The node section of that explain doesn't look very nice, but that is not really new - is going to be the same in the old versions of the query. Would either need to denormalize node.status to comment, or consider doing some filtering in PHP (how many new comments are really likely to be on an unpublished node?), but that's also another issue.

sun’s picture

So #2 + an update to remove the index for this issue?

sun’s picture

Though, odd. The EXPLAIN posted in #1149912-4: Recent comments block displays old, out-of-order comments looked entirely different... sorry, relied on that.

mr.baileys’s picture

Just verified that the EXPLAIN for current HEAD (so without the patch from #2) is the same as the EXPLAIN posted in #11 (so with the patch from #2 applied)

I'd prefer have #2 committed to fix the random test failures (and is considered critical), and then re-open #1149912: Recent comments block displays old, out-of-order comments to hash out the index stuff (An update function was added to add the index. Now the next update function would remove it again. Let's take some time to make sure we get it right to prevent 3 index-altering update functions in a row :) )

catch’s picture

Issue tags: +Needs backport to D7

Re-opened the other issue to discuss the index.

Since this restores ordering back to where it was three weeks ago (minus the bug the other issue fixed), the EXPLAIN here is as good as it's going to get with the current query, and the other issue is going to need the indexes properly examining anyway, this is RTBC.

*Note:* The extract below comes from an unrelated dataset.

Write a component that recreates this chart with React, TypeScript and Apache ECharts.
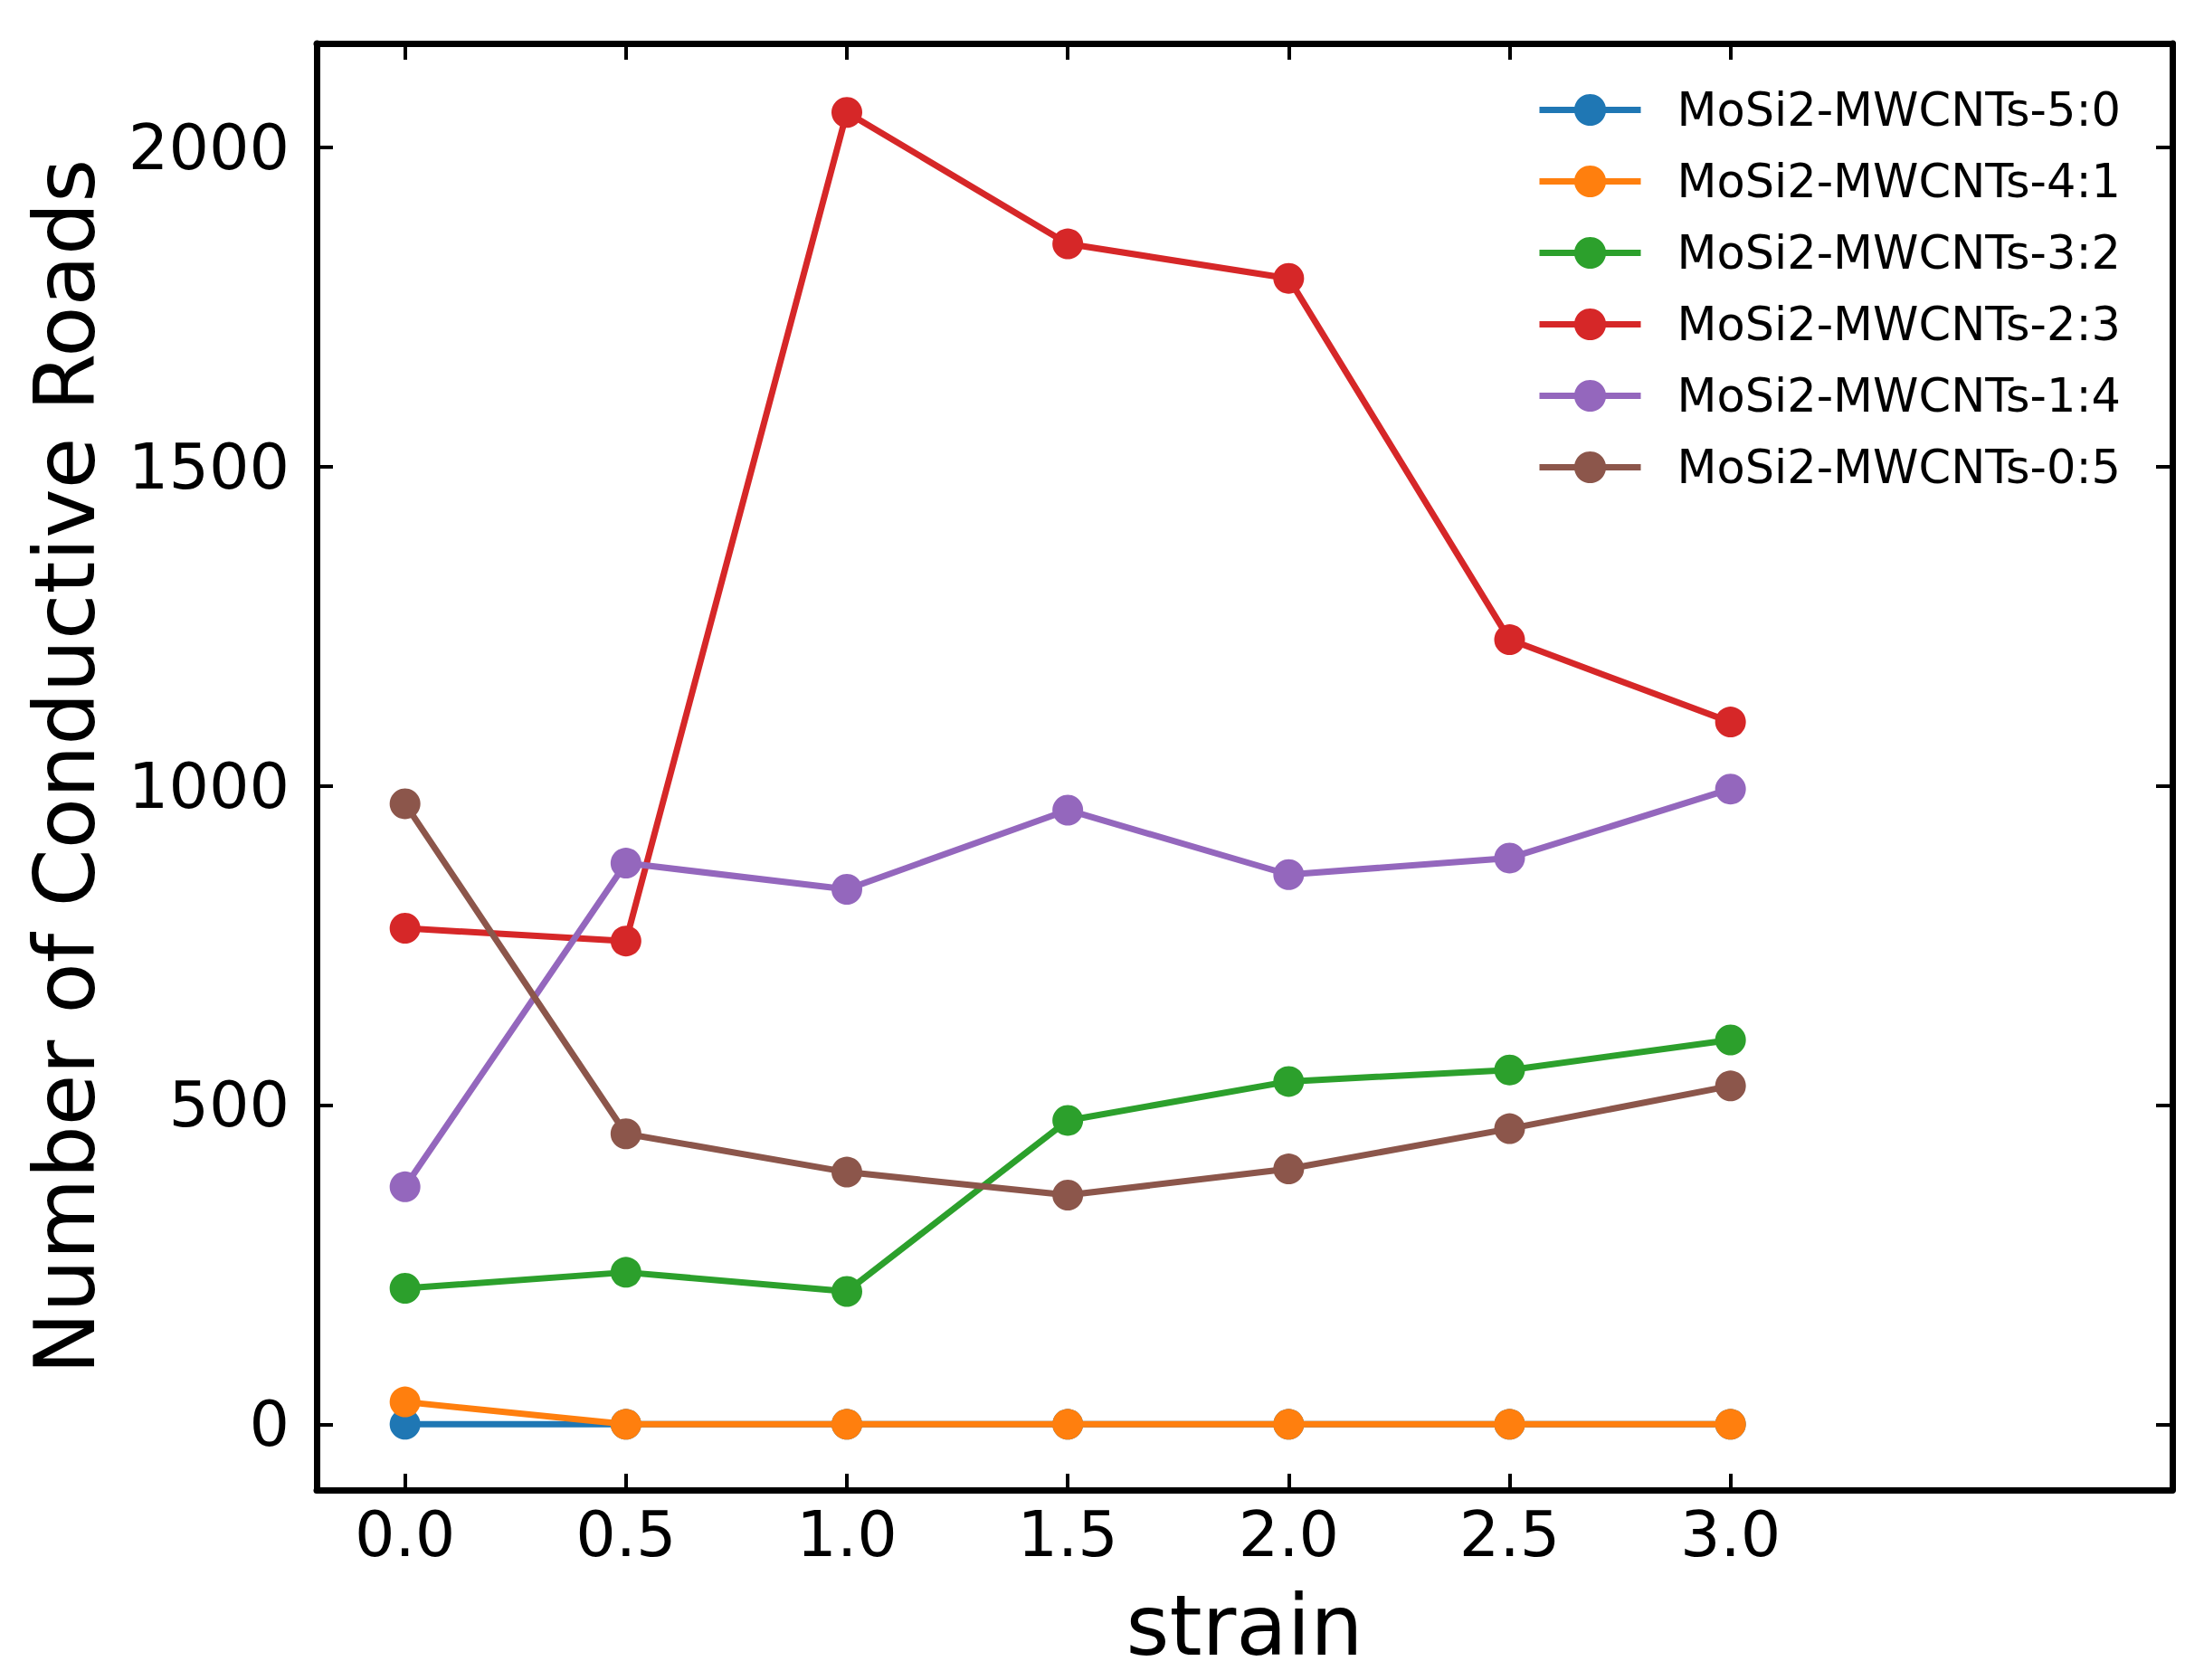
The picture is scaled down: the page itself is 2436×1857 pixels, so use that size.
import React, { useEffect, useRef } from "react";
import * as echarts from "echarts";

const strain = [0, 0.5, 1.0, 1.5, 2.0, 2.5, 3.0];
const seriesNames = [
  "MoSi2-MWCNTs-5:0",
  "MoSi2-MWCNTs-4:1",
  "MoSi2-MWCNTs-3:2",
  "MoSi2-MWCNTs-2:3",
  "MoSi2-MWCNTs-1:4",
  "MoSi2-MWCNTs-0:5",
];
const ratio50 = [0, 0, 0, 0, 0, 0, 0];
const ratio41 = [35, 0, 0, 0, 0, 0, 0];
const ratio32 = [213, 238, 208, 476, 537, 555, 602];
const ratio23 = [777, 757, 2055, 1849, 1795, 1229, 1100];
const ratio14 = [372, 879, 838, 962, 861, 887, 995];
const ratio05 = [972, 455, 395, 359, 400, 463, 530];
const allValues = [ratio50, ratio41, ratio32, ratio23, ratio14, ratio05];
const colors = ["#1f77b4", "#ff7f0e", "#2ca02c", "#d62728", "#9467bd", "#8c564b"];
const xTicks = [0, 0.5, 1.0, 1.5, 2.0, 2.5, 3.0];
const yTicks = [0, 500, 1000, 1500, 2000];

const FONT = "DejaVu Sans";

export default function App() {
  const chartRef = useRef<HTMLDivElement>(null);

  useEffect(() => {
    if (!chartRef.current) return;
    const chart = echarts.init(chartRef.current, null, { renderer: "svg" });

    const axisLine = { show: true, onZero: false, lineStyle: { color: "#000", width: 7 } };
    const tick = (vals: number[]) => ({
      show: true,
      inside: true,
      length: 18,
      customValues: vals,
      lineStyle: { color: "#000", width: 4 },
    });

    const option = {
      animation: false,
      backgroundColor: "#fff",
      grid: { left: 350, right: 35, top: 48, bottom: 210, containLabel: false },
      legend: {
        orient: "vertical",
        left: 1698,
        top: 96,
        padding: 0,
        itemWidth: 112,
        itemHeight: 44,
        itemGap: 28,
        data: seriesNames,
        lineStyle: { width: 7 },
        textStyle: {
          fontFamily: FONT,
          fontSize: 51,
          color: "#000",
          padding: [0, 0, 0, 35],
        },
      },
      xAxis: [
        {
          type: "value",
          min: -0.2,
          max: 4.0,
          position: "bottom",
          name: "strain",
          nameLocation: "middle",
          nameGap: 104,
          nameTextStyle: { fontFamily: FONT, fontSize: 92, color: "#000" },
          axisLine,
          axisTick: tick(xTicks),
          axisLabel: {
            customValues: xTicks,
            margin: 14,
            fontFamily: FONT,
            fontSize: 70,
            color: "#000",
            formatter: (v: number) => v.toFixed(1),
          },
          splitLine: { show: false },
        },
        {
          type: "value",
          min: -0.2,
          max: 4.0,
          position: "top",
          axisLine,
          axisTick: tick(xTicks),
          axisLabel: { show: false, customValues: xTicks },
          splitLine: { show: false },
        },
      ],
      yAxis: [
        {
          type: "value",
          min: -103,
          max: 2163,
          position: "left",
          name: "Number of Conductive Roads",
          nameLocation: "middle",
          nameGap: 232,
          nameTextStyle: { fontFamily: FONT, fontSize: 92, color: "#000" },
          axisLine,
          axisTick: tick(yTicks),
          axisLabel: {
            customValues: yTicks,
            margin: 30,
            fontFamily: FONT,
            fontSize: 70,
            color: "#000",
            formatter: (v: number) => String(v),
          },
          splitLine: { show: false },
        },
        {
          type: "value",
          min: -103,
          max: 2163,
          position: "right",
          axisLine,
          axisTick: tick(yTicks),
          axisLabel: { show: false, customValues: yTicks },
          splitLine: { show: false },
        },
      ],
      series: seriesNames.map((name, i) => ({
        name,
        type: "line",
        xAxisIndex: 0,
        yAxisIndex: 0,
        data: strain.map((x, j) => [x, allValues[i][j]]),
        symbol: "circle",
        symbolSize: 34,
        showSymbol: true,
        color: colors[i],
        itemStyle: { color: colors[i] },
        lineStyle: { color: colors[i], width: 7 },
        z: 2 + i,
      })),
    };

    chart.setOption(option);
    return () => chart.dispose();
  }, []);

  return (
    <div style={{ position: "fixed", left: 0, top: 0, width: 2436, height: 1857, background: "#fff" }}>
      <div ref={chartRef} style={{ width: 2436, height: 1857 }} />
    </div>
  );
}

Does not need tests because it already has them and they're failing due to the code, just not every single test run. If by some bizarre chance there is another reason that test fails, we'll soon find out.

However:

+    ->orderBy('c.cid', 'DESC')

Let's add a comment just above here so someone doesn't come along and remove it again. Something like

"Additionally order by cid so that comments posted with the same timestamp are shown in the exact order posted"?

mr.baileys’s picture

Makes sense, patch attached with the additional comment on why we are introducing c.cid ordering.

catch’s picture

Status: Needs review » Reviewed & tested by the community

Thanks!

grendzy’s picture

I think the code comment should explain the cid order is needed for SimpleTest. Otherwise, the reader is left wondering why exact ordering matters.

sun’s picture

The existing comment sufficiently explains the additional orderBy for me.

rfay’s picture

This breaks the testbot fairly regularly. Let's get it into both 8.x and 7.x

Dries’s picture

Status: Reviewed & tested by the community » Fixed

Committed to 7.x and 8.x. Thanks!

Automatically closed -- issue fixed for 2 weeks with no activity.